The name is Japanese-sounding, yet the writing mixed British English with software-developer slang. Clues buried in the code, in forum timestamps, and in the way Nakamoto explained concepts have given rise to endless speculation. Most researchers agree on a few basics:
- The name itself is almost certainly a pseudonym.
- The creator appears to have mined roughly one million BTC in the early days — a fortune never moved.
- The writing suggests a person deeply familiar with cryptography, economics, and peer-to-peer systems.
- The Bitcoin wallet(s) linked to those early coins have never been cashed out, despite Bitcoin reaching jaw-dropping prices over the years.
That untouched pile of coins is one of the strongest arguments that Nakamoto never wanted fame or wealth. It is also why the mystery refuses to die.
The Top Suspects Over the Years
Every few years, a new name makes headlines. None of them has been confirmed, and most have denied it publicly. The most discussed candidates include:
- Dorian Prentice Satoshi Nakamoto — a Japanese-American engineer outed by a 2014 magazine cover, who quickly denied any connection and said he had never even heard of Bitcoin before the article.
- Hal Finney — the recipient of the first-ever Bitcoin transaction and a legendary cryptographer who lived blocks away from where the early Bitcoin code was reportedly developed. Finney passed away in 2014, and his family has said he denied being Nakamoto.
- Nick Szabo — a computer scientist who designed a precursor digital currency called Bit Gold. The writing style and philosophical leanings line up well, but Szabo has also denied the role.
- Adam Back — CEO of Blockstream and creator of Hashcash, a system Bitcoin explicitly references. Cited by some as a possibility, dismissed by others.
- Craig Wright — an Australian businessman who has repeatedly claimed to be Nakamoto and even produced supposed cryptographic proofs. The wider crypto community remains unconvinced, and his claims have triggered years of lawsuits and counter-lawsuits.

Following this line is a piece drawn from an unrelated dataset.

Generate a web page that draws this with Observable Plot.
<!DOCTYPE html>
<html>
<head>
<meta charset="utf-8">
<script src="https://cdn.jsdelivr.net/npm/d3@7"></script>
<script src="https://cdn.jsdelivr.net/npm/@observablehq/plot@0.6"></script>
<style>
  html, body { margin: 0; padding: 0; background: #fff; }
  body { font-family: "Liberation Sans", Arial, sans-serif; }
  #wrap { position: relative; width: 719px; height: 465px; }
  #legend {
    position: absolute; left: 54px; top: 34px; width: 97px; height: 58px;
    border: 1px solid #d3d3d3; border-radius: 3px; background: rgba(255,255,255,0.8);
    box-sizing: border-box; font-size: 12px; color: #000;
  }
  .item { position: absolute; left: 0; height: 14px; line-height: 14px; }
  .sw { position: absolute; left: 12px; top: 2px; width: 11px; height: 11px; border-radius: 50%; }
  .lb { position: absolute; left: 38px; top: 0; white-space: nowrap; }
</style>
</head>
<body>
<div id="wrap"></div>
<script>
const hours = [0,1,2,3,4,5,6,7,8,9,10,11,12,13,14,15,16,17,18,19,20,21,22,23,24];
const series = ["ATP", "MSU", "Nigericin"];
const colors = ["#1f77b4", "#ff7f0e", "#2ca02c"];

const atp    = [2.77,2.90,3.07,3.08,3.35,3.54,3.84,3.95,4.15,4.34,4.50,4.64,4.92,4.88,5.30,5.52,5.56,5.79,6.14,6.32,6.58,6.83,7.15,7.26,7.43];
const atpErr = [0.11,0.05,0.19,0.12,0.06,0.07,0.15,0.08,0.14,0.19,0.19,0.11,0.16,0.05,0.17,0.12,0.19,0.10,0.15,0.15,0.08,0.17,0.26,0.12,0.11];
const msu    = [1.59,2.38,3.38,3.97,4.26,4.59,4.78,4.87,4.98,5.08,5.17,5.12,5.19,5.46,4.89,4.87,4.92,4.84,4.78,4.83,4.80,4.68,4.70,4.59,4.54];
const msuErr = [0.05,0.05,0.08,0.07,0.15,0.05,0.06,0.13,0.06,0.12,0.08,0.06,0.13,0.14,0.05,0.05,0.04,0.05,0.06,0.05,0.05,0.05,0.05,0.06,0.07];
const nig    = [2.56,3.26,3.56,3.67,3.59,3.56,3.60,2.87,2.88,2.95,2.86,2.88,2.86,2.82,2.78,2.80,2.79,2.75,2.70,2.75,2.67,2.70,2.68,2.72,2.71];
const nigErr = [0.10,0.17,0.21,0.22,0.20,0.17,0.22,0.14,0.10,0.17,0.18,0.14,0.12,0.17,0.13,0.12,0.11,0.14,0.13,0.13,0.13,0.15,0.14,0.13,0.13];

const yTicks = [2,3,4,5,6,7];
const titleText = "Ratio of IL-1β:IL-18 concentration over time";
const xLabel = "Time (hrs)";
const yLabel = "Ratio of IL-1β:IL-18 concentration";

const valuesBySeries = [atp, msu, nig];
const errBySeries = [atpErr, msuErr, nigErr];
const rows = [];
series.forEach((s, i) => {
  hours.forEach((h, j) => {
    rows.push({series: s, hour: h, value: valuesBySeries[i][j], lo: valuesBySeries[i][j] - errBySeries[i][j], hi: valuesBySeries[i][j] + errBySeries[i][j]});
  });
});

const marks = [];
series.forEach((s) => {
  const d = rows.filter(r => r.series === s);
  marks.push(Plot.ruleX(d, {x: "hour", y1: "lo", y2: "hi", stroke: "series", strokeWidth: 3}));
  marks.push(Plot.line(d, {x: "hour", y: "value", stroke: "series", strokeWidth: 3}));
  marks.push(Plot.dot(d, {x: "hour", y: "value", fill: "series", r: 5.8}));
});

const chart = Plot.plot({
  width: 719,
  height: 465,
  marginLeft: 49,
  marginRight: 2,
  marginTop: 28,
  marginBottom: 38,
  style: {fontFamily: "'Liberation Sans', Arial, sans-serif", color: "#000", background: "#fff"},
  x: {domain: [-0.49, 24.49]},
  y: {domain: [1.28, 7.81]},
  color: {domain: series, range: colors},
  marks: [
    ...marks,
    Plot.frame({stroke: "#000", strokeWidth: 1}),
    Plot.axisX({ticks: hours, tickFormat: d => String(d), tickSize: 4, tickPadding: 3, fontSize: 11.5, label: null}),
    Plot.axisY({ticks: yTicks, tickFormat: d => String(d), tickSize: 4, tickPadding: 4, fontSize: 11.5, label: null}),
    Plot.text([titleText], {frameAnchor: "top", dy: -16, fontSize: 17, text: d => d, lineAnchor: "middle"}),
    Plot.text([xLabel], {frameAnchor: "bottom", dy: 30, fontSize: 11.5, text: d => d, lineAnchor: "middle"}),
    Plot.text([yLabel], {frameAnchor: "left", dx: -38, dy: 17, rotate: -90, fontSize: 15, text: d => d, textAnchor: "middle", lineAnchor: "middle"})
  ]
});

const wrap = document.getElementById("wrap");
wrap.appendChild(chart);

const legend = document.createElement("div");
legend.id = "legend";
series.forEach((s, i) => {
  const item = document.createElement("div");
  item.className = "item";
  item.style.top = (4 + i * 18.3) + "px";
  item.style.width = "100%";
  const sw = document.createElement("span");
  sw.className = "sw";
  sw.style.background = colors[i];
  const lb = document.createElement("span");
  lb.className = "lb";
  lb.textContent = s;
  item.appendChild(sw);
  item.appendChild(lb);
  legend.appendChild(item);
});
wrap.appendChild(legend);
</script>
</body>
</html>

Some researchers believe Nakamoto was a small team rather than a lone genius, which would explain the unusually polished whitepaper, the clean codebase, and the steady online presence across multiple time zones.
Why the Mystery Endures
Bitcoin's design is censorship-resistant, but its creator's identity is anything but irrelevant. If a real name were ever proven, that person would instantly become one of the wealthiest and most influential people on the planet — and a target for lawsuits, regulators, and kidnappers. Nakamoto seems to have understood this long before the rest of us did.

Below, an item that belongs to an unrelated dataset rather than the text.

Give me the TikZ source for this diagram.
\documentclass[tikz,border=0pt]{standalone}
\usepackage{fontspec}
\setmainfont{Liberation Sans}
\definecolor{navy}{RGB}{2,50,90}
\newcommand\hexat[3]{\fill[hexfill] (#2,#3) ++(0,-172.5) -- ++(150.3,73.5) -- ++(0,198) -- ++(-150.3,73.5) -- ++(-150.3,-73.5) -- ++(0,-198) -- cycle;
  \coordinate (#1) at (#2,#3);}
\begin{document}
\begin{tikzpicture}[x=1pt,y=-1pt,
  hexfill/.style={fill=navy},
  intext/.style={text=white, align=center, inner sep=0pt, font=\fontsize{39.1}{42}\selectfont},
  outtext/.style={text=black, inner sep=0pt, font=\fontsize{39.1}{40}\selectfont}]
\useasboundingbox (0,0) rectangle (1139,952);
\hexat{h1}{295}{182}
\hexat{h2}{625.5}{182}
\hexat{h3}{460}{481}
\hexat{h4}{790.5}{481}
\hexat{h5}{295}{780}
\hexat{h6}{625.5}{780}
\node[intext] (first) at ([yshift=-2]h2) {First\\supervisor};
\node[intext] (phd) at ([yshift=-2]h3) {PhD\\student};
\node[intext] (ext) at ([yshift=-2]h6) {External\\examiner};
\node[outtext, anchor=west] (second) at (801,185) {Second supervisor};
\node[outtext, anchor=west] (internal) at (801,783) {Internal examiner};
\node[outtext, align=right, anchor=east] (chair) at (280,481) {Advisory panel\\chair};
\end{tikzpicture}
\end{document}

There is also a cultural reason the story refuses to die. In an era of influencers and personal brands, the idea of someone building a global monetary revolution and then choosing to stay invisible feels almost mythical. It is the anti-Silicon Valley origin story, and it captures the imagination every time a journalist uncovers a new clue.
"I've moved on to other things," was reportedly one of Nakamoto's last public sentiments. Whatever those other things are, they have stayed remarkably quiet.
Could the Identity Ever Be Revealed?
Technically, yes. Court orders, leaked documents, future advances in forensic linguistics, or even a deathbed confession could one day expose Nakamoto. Practically, the creator seems to have taken steps to stay hidden forever, and the early coins remain untouched. As long as those coins sit still, the legend grows.
Key Takeaways
- Bitcoin's inventor is still unknown. The pseudonym Satoshi Nakamoto has never been publicly and verifiably linked to a real identity.
- The 2008 whitepaper started everything. It proposed a peer-to-peer cash system built on cryptography and decentralization.
- About one million BTC sit untouched. These early-mined coins have never been moved, suggesting the creator has no interest in cashing out.
- Many suspects, no proof. From Dorian Nakamoto to Craig Wright, every claim has been disputed or denied.
- The mystery may never be solved. And for many in the crypto world, that is exactly how the inventor would have wanted it.
Bitcoin does not need a face to work. The network runs on math, code, and consensus — not on a founder's reputation. That may be the most radical statement of all, and arguably the strongest reason Satoshi Nakamoto's legend continues to grow with every passing year.